* Data extract
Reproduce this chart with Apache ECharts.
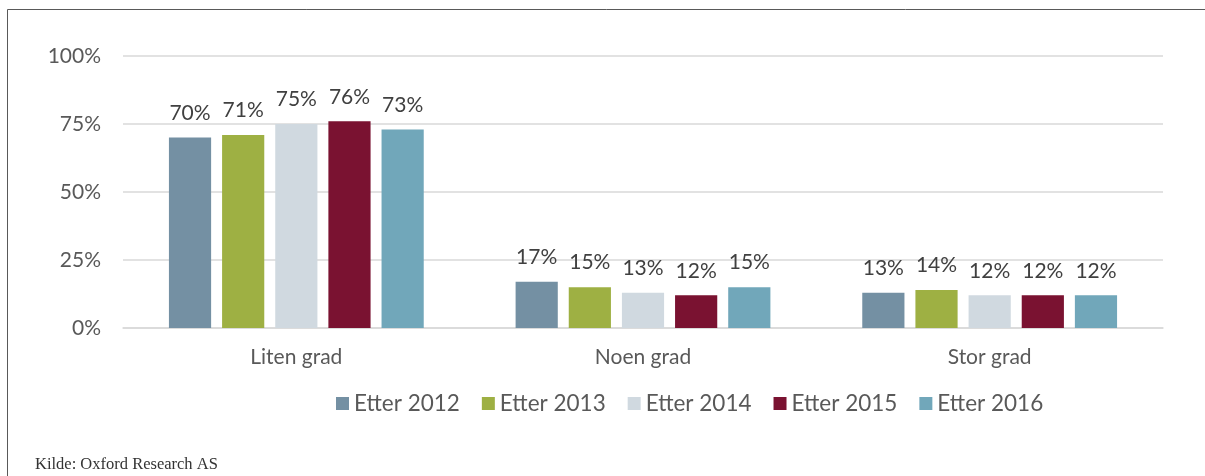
* * *
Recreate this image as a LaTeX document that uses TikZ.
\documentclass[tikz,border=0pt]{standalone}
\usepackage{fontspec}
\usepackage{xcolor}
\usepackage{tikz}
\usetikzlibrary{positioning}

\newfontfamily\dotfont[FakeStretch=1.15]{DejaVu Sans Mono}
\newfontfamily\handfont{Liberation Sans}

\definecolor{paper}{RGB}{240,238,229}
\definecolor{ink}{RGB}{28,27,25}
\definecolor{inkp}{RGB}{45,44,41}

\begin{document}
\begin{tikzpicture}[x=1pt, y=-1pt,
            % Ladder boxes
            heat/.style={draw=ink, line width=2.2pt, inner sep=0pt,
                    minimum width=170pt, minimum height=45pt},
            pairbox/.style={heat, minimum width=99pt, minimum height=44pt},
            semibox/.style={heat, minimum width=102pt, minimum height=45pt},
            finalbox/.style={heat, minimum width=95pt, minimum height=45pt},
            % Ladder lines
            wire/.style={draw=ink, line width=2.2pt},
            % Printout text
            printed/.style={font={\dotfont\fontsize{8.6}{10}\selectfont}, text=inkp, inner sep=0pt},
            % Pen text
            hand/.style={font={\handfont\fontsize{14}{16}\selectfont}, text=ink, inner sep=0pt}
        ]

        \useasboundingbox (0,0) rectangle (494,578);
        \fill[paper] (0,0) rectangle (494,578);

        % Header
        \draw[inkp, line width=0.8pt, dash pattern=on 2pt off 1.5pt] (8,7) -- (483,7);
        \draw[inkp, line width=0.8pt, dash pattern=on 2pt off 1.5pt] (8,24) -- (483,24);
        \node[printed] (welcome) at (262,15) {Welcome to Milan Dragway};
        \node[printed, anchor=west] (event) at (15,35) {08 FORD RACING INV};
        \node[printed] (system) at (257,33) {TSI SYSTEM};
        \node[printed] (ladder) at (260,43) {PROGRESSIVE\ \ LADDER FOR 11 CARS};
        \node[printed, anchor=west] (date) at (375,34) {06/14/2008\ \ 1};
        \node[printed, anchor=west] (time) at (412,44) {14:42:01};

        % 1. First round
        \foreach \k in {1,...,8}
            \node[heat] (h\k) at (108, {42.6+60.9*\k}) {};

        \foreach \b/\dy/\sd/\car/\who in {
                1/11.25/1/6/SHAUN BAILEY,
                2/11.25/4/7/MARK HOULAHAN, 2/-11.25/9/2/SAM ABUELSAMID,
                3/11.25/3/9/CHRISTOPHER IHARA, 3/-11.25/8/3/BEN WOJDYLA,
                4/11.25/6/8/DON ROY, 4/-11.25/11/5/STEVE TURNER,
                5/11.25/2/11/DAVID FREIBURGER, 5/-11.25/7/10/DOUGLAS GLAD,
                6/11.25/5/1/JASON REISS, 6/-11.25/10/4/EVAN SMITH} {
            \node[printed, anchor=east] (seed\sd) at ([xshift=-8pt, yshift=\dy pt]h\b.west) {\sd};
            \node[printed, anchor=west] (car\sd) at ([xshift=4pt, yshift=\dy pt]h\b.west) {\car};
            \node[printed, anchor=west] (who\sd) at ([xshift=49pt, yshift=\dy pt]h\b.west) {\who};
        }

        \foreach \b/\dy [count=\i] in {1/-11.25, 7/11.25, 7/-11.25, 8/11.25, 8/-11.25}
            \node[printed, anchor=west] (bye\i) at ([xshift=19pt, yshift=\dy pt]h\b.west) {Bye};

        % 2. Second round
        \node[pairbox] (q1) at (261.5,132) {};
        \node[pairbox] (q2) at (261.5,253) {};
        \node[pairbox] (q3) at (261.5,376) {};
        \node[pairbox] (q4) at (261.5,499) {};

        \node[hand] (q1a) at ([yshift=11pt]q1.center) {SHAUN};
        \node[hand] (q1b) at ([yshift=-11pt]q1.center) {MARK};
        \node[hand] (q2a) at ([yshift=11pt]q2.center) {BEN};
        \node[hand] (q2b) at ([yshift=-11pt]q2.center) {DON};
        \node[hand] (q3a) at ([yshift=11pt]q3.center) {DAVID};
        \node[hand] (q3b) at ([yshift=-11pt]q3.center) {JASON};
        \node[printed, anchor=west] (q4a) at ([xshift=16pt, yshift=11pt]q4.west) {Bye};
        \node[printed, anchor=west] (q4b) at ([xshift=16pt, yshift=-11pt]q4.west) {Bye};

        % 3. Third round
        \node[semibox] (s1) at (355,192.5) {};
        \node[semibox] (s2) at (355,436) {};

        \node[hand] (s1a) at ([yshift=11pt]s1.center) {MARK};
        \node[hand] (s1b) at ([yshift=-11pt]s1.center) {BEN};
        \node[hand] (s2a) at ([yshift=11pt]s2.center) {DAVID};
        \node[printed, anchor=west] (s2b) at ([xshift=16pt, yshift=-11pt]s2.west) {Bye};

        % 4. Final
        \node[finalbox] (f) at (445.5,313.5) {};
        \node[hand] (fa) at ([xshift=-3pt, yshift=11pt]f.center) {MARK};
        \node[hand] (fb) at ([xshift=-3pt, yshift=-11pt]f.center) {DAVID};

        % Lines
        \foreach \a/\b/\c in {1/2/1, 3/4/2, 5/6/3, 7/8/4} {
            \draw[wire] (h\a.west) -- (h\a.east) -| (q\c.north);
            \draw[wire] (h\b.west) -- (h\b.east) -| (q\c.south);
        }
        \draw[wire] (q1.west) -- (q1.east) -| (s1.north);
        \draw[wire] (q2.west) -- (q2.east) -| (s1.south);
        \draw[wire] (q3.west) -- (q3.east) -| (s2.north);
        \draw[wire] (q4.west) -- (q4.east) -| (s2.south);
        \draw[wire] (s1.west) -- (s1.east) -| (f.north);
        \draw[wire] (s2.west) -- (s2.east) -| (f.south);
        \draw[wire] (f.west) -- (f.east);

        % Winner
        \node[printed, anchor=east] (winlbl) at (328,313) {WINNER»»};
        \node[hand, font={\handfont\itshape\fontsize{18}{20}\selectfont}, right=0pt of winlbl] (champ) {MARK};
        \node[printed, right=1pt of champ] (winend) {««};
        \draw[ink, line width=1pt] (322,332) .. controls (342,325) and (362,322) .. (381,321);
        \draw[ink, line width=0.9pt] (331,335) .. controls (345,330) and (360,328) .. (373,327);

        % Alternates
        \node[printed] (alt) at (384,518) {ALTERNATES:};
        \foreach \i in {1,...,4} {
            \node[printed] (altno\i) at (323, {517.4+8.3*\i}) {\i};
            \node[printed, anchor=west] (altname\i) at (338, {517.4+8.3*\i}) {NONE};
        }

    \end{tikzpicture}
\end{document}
==
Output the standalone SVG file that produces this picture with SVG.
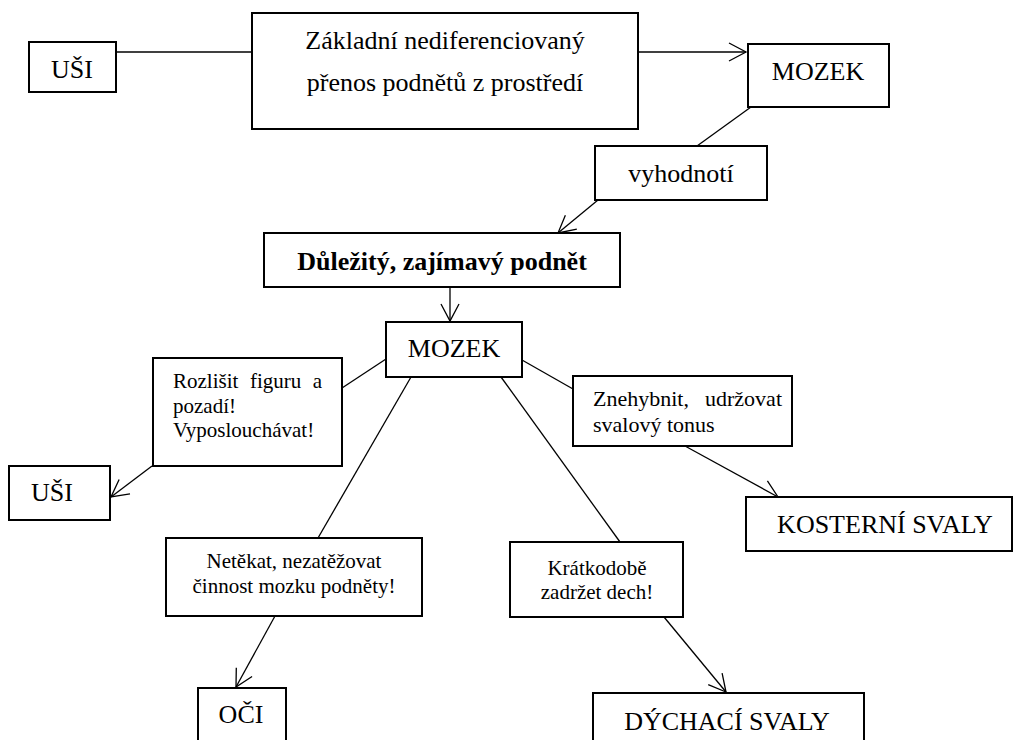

* Exercise instructions
Lines that hold the word "with" are the ones to return, every one of them.

* The solution
Reproduce this chart with Apache ECharts.
Output the standalone SVG file that produces this picture with SVG.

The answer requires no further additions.